The 77 were alleged to be victims of the "Death Caravan," a military squad that flew around Chile, particularly the north, in a helicopter in the weeks after Pinochet's Sept. 11, 1973, coup.
Garin said Pinochet's lawyers would file Saturday the motion to quash the arrest which human rights activists hope will lead to trial. No date has been set.
RUFFLED FEATHERS IN THE MILITARY
The order against Pinochet -- who will be formally notified Monday of his house arrest according to court sources -- has ruffled feathers in the Chilean military, which still wields enormous power behind the scenes in this South American nation.
Army Commander-in-Chief Ricardo Izurieta was scheduled to meet Saturday with Defense Minister Mario Fernandez. Navy Commander-in-Chief Jorge Arancibia said Friday the court's investigation of Pinochet was causing "critical" tensions.
For years, human rights activists have wanted to try the white-haired grandfather, but the nation's courts refused to open cases against him. It was not until January 1998, when the Communist Party filed a lawsuit against him, that crusading judge Guzman decided to investigate.
Guzman, who has traveled the country investigating the deaths of people believed killed by the military during the dictatorship, is now probing more than 180 lawsuits against Pinochet.
More than 3,000 people died or disappeared under Pinochet's authoritarian regime in which witch hunts of leftists were not uncommon. Tens of thousands of Chileans fled the country rather than live under the military.
ARREST ORDER CAUGHT CHILE BY SURPRISE
Guzman's latest order caught Chile by surprise because Pinochet was first expected to undergo psychological exams, legally required in Chile for anyone over 70 who faces a trial.
A date for the tests has not been disclosed. Pinochet cannot be tried if they show he is mentally ill.

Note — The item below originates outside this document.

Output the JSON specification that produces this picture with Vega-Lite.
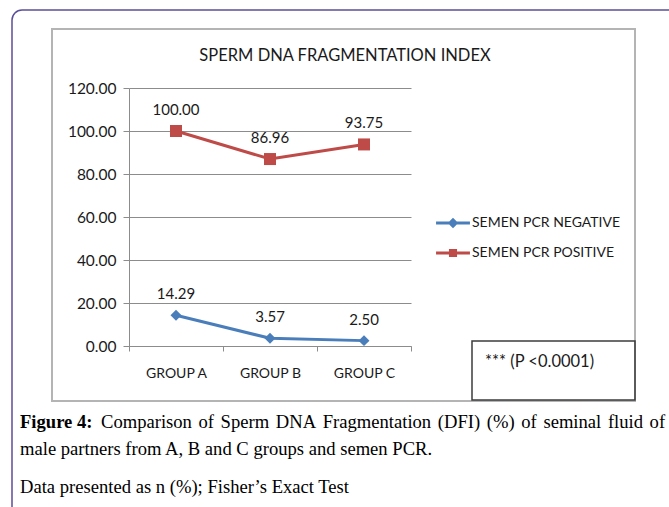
{
  "$schema": "https://vega.github.io/schema/vega-lite/v6.json",
  "width": 282,
  "height": 258,
  "autosize": {"type": "none"},
  "padding": {"left": 129, "top": 88, "right": 258, "bottom": 161},
  "background": "white",
  "title": {
    "text": "SPERM DNA FRAGMENTATION INDEX",
    "font": "Lato",
    "fontSize": 16.5,
    "fontWeight": "normal",
    "color": "#1a1a1a",
    "anchor": "middle",
    "baseline": "bottom",
    "dx": 75,
    "offset": -71
  },
  "config": {"view": {"stroke": null}, "font": "Lato"},
  "layer": [
    {
      "data": {"values": [{"box": "outer"}]},
      "mark": {"type": "rect", "filled": false, "stroke": "#5c4f98", "strokeWidth": 1.5, "cornerRadius": 10},
      "encoding": {"x": {"value": -117}, "y": {"value": -78}, "x2": {"value": 570}, "y2": {"value": 450}}
    },
    {
      "data": {"values": [{"box": "inner"}]},
      "mark": {"type": "rect", "filled": false, "stroke": "#b4b4b4", "strokeWidth": 2},
      "encoding": {"x": {"value": -77}, "y": {"value": -59}, "x2": {"value": 506}, "y2": {"value": 313}}
    },
    {
      "data": {"values": [{"box": "p"}]},
      "mark": {"type": "rect", "filled": false, "stroke": "#3c3c3c", "strokeWidth": 1.5},
      "encoding": {"x": {"value": 343}, "y": {"value": 253}, "x2": {"value": 506}, "y2": {"value": 312}}
    },
    {
      "data": {"values": [{"note": "*** (P <0.0001)"}]},
      "mark": {"type": "text", "align": "left", "baseline": "middle", "font": "Lato", "fontSize": 16.5, "color": "#1a1a1a"},
      "encoding": {"text": {"field": "note"}, "x": {"value": 356}, "y": {"value": 274}}
    },
    {
      "data": {"values": [{"cap": "Figure 4:"}]},
      "mark": {"type": "text", "align": "left", "baseline": "middle", "font": "Liberation Serif", "fontSize": 18.6, "fontWeight": "bold", "color": "#000000"},
      "encoding": {"text": {"field": "cap"}, "x": {"value": -109}, "y": {"value": 334}}
    },
    {"data": {"values": [{"cap": "Comparison"}]}, "mark": {"type": "text", "align": "left", "baseline": "middle", "font": "Liberation Serif", "fontSize": 18.6, "color": "#000000"}, "encoding": {"text": {"field": "cap"}, "x": {"value": -28}, "y": {"value": 334}}},
    {"data": {"values": [{"cap": "of"}]}, "mark": {"type": "text", "align": "left", "baseline": "middle", "font": "Liberation Serif", "fontSize": 18.6, "color": "#000000"}, "encoding": {"text": {"field": "cap"}, "x": {"value": 69.5}, "y": {"value": 334}}},
    {"data": {"values": [{"cap": "Sperm"}]}, "mark": {"type": "text", "align": "left", "baseline": "middle", "font": "Liberation Serif", "fontSize": 18.6, "color": "#000000"}, "encoding": {"text": {"field": "cap"}, "x": {"value": 91.6}, "y": {"value": 334}}},
    {"data": {"values": [{"cap": "DNA"}]}, "mark": {"type": "text", "align": "left", "baseline": "middle", "font": "Liberation Serif", "fontSize": 18.6, "color": "#000000"}, "encoding": {"text": {"field": "cap"}, "x": {"value": 146.8}, "y": {"value": 334}}},
    {"data": {"values": [{"cap": "Fragmentation"}]}, "mark": {"type": "text", "align": "left", "baseline": "middle", "font": "Liberation Serif", "fontSize": 18.6, "color": "#000000"}, "encoding": {"text": {"field": "cap"}, "x": {"value": 193.7}, "y": {"value": 334}}},
    {"data": {"values": [{"cap": "(DFI)"}]}, "mark": {"type": "text", "align": "left", "baseline": "middle", "font": "Liberation Serif", "fontSize": 18.6, "color": "#000000"}, "encoding": {"text": {"field": "cap"}, "x": {"value": 308.8}, "y": {"value": 334}}},
    {"data": {"values": [{"cap": "(%)"}]}, "mark": {"type": "text", "align": "left", "baseline": "middle", "font": "Liberation Serif", "fontSize": 18.6, "color": "#000000"}, "encoding": {"text": {"field": "cap"}, "x": {"value": 357.8}, "y": {"value": 334}}},
    {"data": {"values": [{"cap": "of"}]}, "mark": {"type": "text", "align": "left", "baseline": "middle", "font": "Liberation Serif", "fontSize": 18.6, "color": "#000000"}, "encoding": {"text": {"field": "cap"}, "x": {"value": 392.3}, "y": {"value": 334}}},
    {"data": {"values": [{"cap": "seminal"}]}, "mark": {"type": "text", "align": "left", "baseline": "middle", "font": "Liberation Serif", "fontSize": 18.6, "color": "#000000"}, "encoding": {"text": {"field": "cap"}, "x": {"value": 414.4}, "y": {"value": 334}}},
    {"data": {"values": [{"cap": "fluid"}]}, "mark": {"type": "text", "align": "left", "baseline": "middle", "font": "Liberation Serif", "fontSize": 18.6, "color": "#000000"}, "encoding": {"text": {"field": "cap"}, "x": {"value": 478.9}, "y": {"value": 334}}},
    {"data": {"values": [{"cap": "of"}]}, "mark": {"type": "text", "align": "left", "baseline": "middle", "font": "Liberation Serif", "fontSize": 18.6, "color": "#000000"}, "encoding": {"text": {"field": "cap"}, "x": {"value": 520.6}, "y": {"value": 334}}},
    {
      "data": {"values": [{"cap": "male partners from A, B and C groups and semen PCR."}]},
      "mark": {"type": "text", "align": "left", "baseline": "middle", "font": "Liberation Serif", "fontSize": 18.6, "color": "#000000"},
      "encoding": {"text": {"field": "cap"}, "x": {"value": -109}, "y": {"value": 361}}
    },
    {
      "data": {"values": [{"cap": "Data presented as n (%); Fisher’s Exact Test"}]},
      "mark": {"type": "text", "align": "left", "baseline": "middle", "font": "Liberation Serif", "fontSize": 18.6, "color": "#000000"},
      "encoding": {"text": {"field": "cap"}, "x": {"value": -109}, "y": {"value": 399}}
    },
    {
      "data": {"values": [{"series": "SEMEN PCR NEGATIVE"}, {"series": "SEMEN PCR POSITIVE"}]},
      "transform": [{"filter": "false"}],
      "mark": {"type": "point", "filled": true, "opacity": 1},
      "encoding": {
        "fill": {
          "field": "series", "type": "nominal",
          "scale": {"domain": ["SEMEN PCR NEGATIVE", "SEMEN PCR POSITIVE"], "range": ["#4A7EBB", "#BE4B48"]},
          "legend": {"title": null, "orient": "none", "legendX": 309, "legendY": 120, "padding": 0, "symbolSize": 900, "symbolStrokeWidth": 0, "symbolOpacity": 1, "labelFont": "Lato", "labelFontSize": 14, "labelColor": "#1a1a1a", "labelOffset": 4, "rowPadding": 8, "labelLimit": 300}
        },
        "shape": {
          "field": "series", "type": "nominal",
          "scale": {"domain": ["SEMEN PCR NEGATIVE", "SEMEN PCR POSITIVE"], "range": [
            "M-1.13,-0.1L-0.25,-0.1L0,-0.35L0.25,-0.1L1.13,-0.1L1.13,0.1L0.25,0.1L0,0.35L-0.25,0.1L-1.13,0.1Z",
            "M-1.13,-0.1L-0.27,-0.1L-0.27,-0.27L0.27,-0.27L0.27,-0.1L1.13,-0.1L1.13,0.1L0.27,0.1L0.27,0.27L-0.27,0.27L-0.27,0.1L-1.13,0.1Z"
          ]},
          "legend": {"title": null, "orient": "none", "legendX": 309, "legendY": 120, "padding": 0, "symbolSize": 900, "symbolStrokeWidth": 0, "symbolOpacity": 1, "labelFont": "Lato", "labelFontSize": 14, "labelColor": "#1a1a1a", "labelOffset": 4, "rowPadding": 8, "labelLimit": 300}
        }
      }
    },
    {
      "data": {"values": [
        {"group": "GROUP A", "series": "SEMEN PCR NEGATIVE", "value": 14.29},
        {"group": "GROUP B", "series": "SEMEN PCR NEGATIVE", "value": 3.57},
        {"group": "GROUP C", "series": "SEMEN PCR NEGATIVE", "value": 2.50},
        {"group": "GROUP A", "series": "SEMEN PCR POSITIVE", "value": 100.00},
        {"group": "GROUP B", "series": "SEMEN PCR POSITIVE", "value": 86.96},
        {"group": "GROUP C", "series": "SEMEN PCR POSITIVE", "value": 93.75}
      ]},
      "encoding": {
        "x": {
          "field": "group", "type": "nominal",
          "scale": {"type": "band", "paddingInner": 0, "paddingOuter": 0},
          "axis": {"title": null, "labelAngle": 0, "labelFont": "Lato", "labelFontSize": 14, "labelColor": "#1a1a1a", "labelPadding": 15, "domainColor": "#8c8c8c", "tickColor": "#8c8c8c", "tickSize": 5, "tickBand": "extent", "grid": false}
        },
        "y": {
          "field": "value", "type": "quantitative",
          "scale": {"domain": [0, 120]},
          "axis": {"title": null, "values": [0, 20, 40, 60, 80, 100, 120], "format": ".2f", "labelFont": "Lato", "labelFontSize": 15.5, "labelColor": "#1a1a1a", "labelPadding": 7, "tickSize": 6, "tickColor": "#8c8c8c", "domainColor": "#8c8c8c", "grid": true, "gridColor": "#8c8c8c", "gridWidth": 1}
        }
      },
      "layer": [
        {
          "mark": {"type": "line", "strokeWidth": 3},
          "encoding": {
            "color": {"field": "series", "type": "nominal", "scale": {"domain": ["SEMEN PCR NEGATIVE", "SEMEN PCR POSITIVE"], "range": ["#4A7EBB", "#BE4B48"]}, "legend": null}
          }
        },
        {
          "transform": [{"filter": "datum.series === 'SEMEN PCR NEGATIVE'"}],
          "mark": {"type": "point", "filled": true, "shape": "diamond", "size": 120, "opacity": 1},
          "encoding": {
            "color": {"field": "series", "type": "nominal", "legend": null}
          }
        },
        {
          "transform": [{"filter": "datum.series === 'SEMEN PCR POSITIVE'"}],
          "mark": {"type": "point", "filled": true, "shape": "square", "size": 144, "opacity": 1},
          "encoding": {
            "color": {"field": "series", "type": "nominal", "legend": null}
          }
        },
        {
          "mark": {"type": "text", "dy": -21, "font": "Lato", "fontSize": 15, "color": "#1a1a1a"},
          "encoding": {"text": {"field": "value", "type": "quantitative", "format": ".2f"}}
        }
      ]
    }
  ]
}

In March this year, Pinochet returned to Chile from Britain where he spent 503 days under house arrest near London.
In October 1998, police detained him in Britain at the request of a Spanish judge who wanted to try him on charges of torture. He escaped extradition to Madrid after Britain ruled he was too old and sick to be tried in Spain.
Also, in Argentina, courts are probing human rights abuses for possible links to Pinochet. Argentina has requested the extradition of Pinochet for his suspected role in the 1974 car-bomb murder of Chile's former army chief, Carlos Prats, who opposed Pinochet's coup.
Last month, an Argentine federal court sentenced former Chilean intelligence officer Enrique Arancibia to life in prison for planting the bomb that killed Prats and his wife.